Scott Mendelson of Forbes found The Princess to be a solid action movie and complimented its concept, drawing some comparisons with the Die Hard film franchise, while praising Joey King's performance and the action sequences. Jesse Hassenger of Consequence found the movie funny and praised its premise, applauded Le-Van Kiet's direction, stating the director provides a lot of action sequences across a frenetic direction, while saying the performances of the actors manage to be forceful. Andy Crump of Paste rated the movie 7.4 out of 10, praised the performances of the cast members, saying Joey King provides a fierce performance across the film, complimented the choreography though the action sequences, and said Le-Van Kiet, Ben Lustig, and Jake Thornton succeed to provide an action movie with a female lead challenging patriarchy across the direction and the script.

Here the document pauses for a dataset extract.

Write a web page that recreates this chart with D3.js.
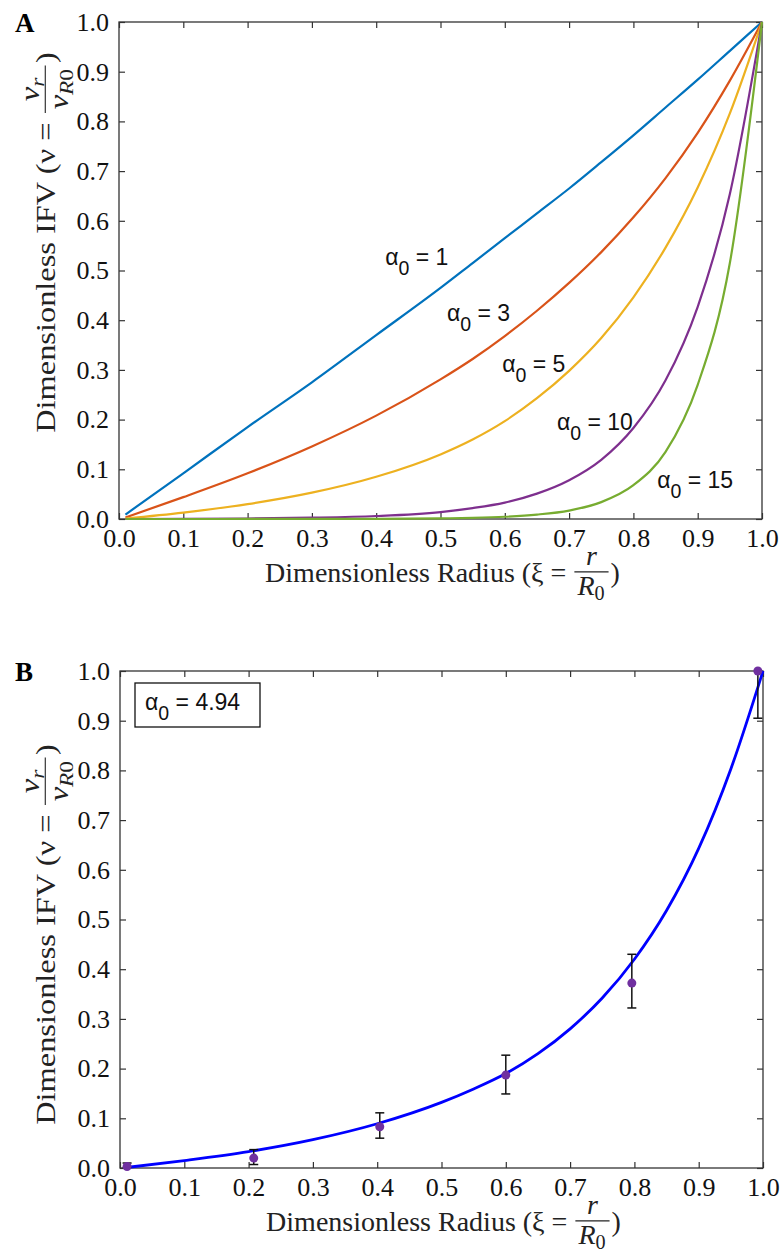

Jennifer Green of Common Sense Media rated the film three out of five stars, praised the depiction of positive messages and role models, citing female-empowerment and courage, and complimented the diverse representations across the characters and their origins. Brian Tallerico of RogerEbert.com rated the movie two out of four stars, said the performance of Joey King manages to be the best element of the film, and found some of the action sequences entertaining, but stated the movie fails to provide a script that is sufficiently creative.

=== Accolades ===
Joey King was nominated for Best Actress in an Action Movie at the 2023 Critics' Choice Super Awards.